A Note on Digital Driver’s Licenses

More states are now rolling out mobile driver’s licenses (mDLs), which are digital versions of your ID stored on your smartphone. These digital licenses also carry an ISS date, displayed within the app just like on a physical card.

The ISS date on an mDL works exactly the same way. It shows when that digital credential was issued or last updated. Some mDL systems also include a “last refresh” timestamp, which reflects the most recent time the app synced with the DMV database to confirm the license is still valid.

This is a newer concept, so not every venue or officer is familiar with reading an mDL yet. But the standardization is coming, and the ISS field is part of that standard.

Frequently Asked Questions

Does the ISS date change when I renew my license?

Yes, every time you renew your license or get a replacement card, the ISS date updates to reflect the date the new card was printed and issued. Your license number and driving record typically stay the same, but the ISS date on the new card will be different from your old one.

Why do bars and clubs sometimes ask about the ISS date?

Age verification systems at many licensed establishments flag IDs with very old issue dates as potential fraud risks. Even if your license is technically not expired, an unusually old ISS date can trigger a manual review. This is a standard fraud prevention measure, not specific to any individual.

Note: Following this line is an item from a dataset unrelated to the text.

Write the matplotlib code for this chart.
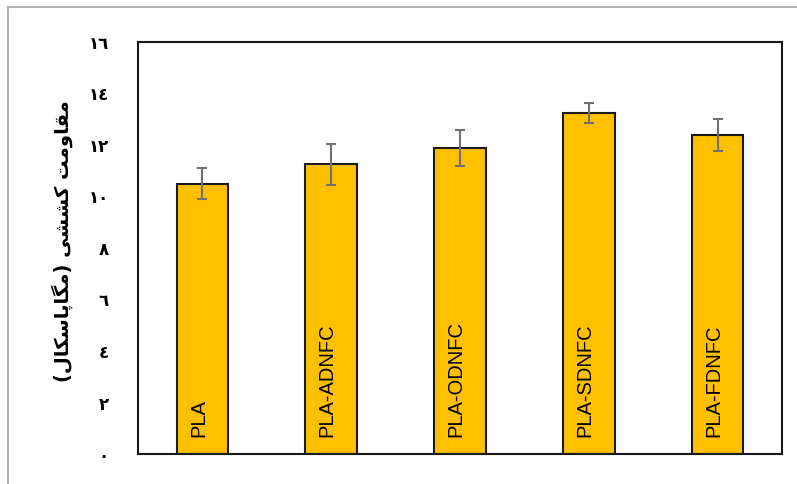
import matplotlib
matplotlib.use('Agg')
import matplotlib.pyplot as plt
from matplotlib.patches import Rectangle

# مقادیر مقاومت کششی و انحراف معیار
samples = ['PLA', 'PLA-ADNFC', 'PLA-ODNFC', 'PLA-SDNFC', 'PLA-FDNFC']
strength = [10.5, 11.25, 11.9, 13.25, 12.4]
std_dev = [0.6, 0.8, 0.7, 0.38, 0.62]
yticks = [0, 2, 4, 6, 8, 10, 12, 14, 16]

# ارقام عربی-هندی برای برچسب محور
digits = '٠١٢٣٤٥٦٧٨٩'
def to_arabic(n):
    return ''.join(digits[int(c)] for c in str(n))

# عنوان محور به صورت شکل‌دهی‌شده (ترتیب نمایشی چپ به راست)
ylabel_txt = ('(' + '\uFEDD\uFE8E\uFB91\uFEB3\uFE8E\uFB58\uFE8E\uFB95\uFEE3' + ') '
              + '\uFBFD\uFEB8\uFEB8\uFB90' + ' '
              + '\uFE96\uFEE3\uFEED\uFE8E\uFED8\uFEE3')

fig = plt.figure(figsize=(7.97, 4.84), dpi=100)
ax = fig.add_axes([138/797, 1 - 454/484, (782 - 138)/797, (454 - 42)/484])

x = range(len(samples))
bars = ax.bar(x, strength, width=0.4, color='#FFC000', edgecolor='#1a1a1a',
              linewidth=1.5, zorder=2)
ax.errorbar(x, strength, yerr=std_dev, fmt='none', ecolor='#707070',
            elinewidth=1.5, capsize=3.8, capthick=1.5, zorder=3)

for i, name in enumerate(samples):
    ax.annotate(name, (i - 0.03, 0), xytext=(0, 12.5), textcoords='offset points',
                rotation=90, ha='center', va='bottom', fontsize=14.5,
                family=['Liberation Sans', 'DejaVu Sans'], color='black')

ax.set_xlim(-0.5, 4.5)
ax.set_ylim(0, 16)
ax.set_xticks([])
ax.set_yticks(yticks)
ax.set_yticklabels([to_arabic(v) for v in yticks], fontsize=12, fontweight='bold',
                   family='DejaVu Sans')
ax.tick_params(axis='y', length=0, pad=21)
for s in ax.spines.values():
    s.set_linewidth(1.5)
    s.set_color('#1a1a1a')

fig.text(62/797, 1 - 241/484, ylabel_txt, rotation=90, ha='center', va='center',
         fontsize=14, fontweight='bold', family='DejaVu Sans')

# قاب بیرونی خاکستری
fig.patches.append(Rectangle((8/797, -0.1), 1.0, 1 - 7/484 + 0.1, transform=fig.transFigure,
                             fill=False, edgecolor='#b4b4b4', linewidth=1.5))

fig.savefig('out.png', dpi=100)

Is the ISS date the same as the date I passed my driving test?

No, and this is one of the most common points of confusion. The ISS date reflects when your current physical card was printed and activated, which is usually the date you picked it up from the DMV or received it in the mail. The date you passed your driving test may be years earlier and is not printed on your current license.

Now You Know Exactly What ISS Means

ISS is simply the issue date of your driver’s license card. It tells the world when that card was officially created and activated. It is different from your expiration date, your birthday, and the year you first learned to drive.

It matters more than most people realize, from TSA checks to fraud prevention to background verification. And now that you know what it means and why it exists, you will never have to stare blankly at your license wondering what that three letter code is hiding.

Keep your current card safe, know your ISS date when forms ask for it, and if you lose your license, report it and get a replacement quickly so the old ISS date becomes history where it belongs.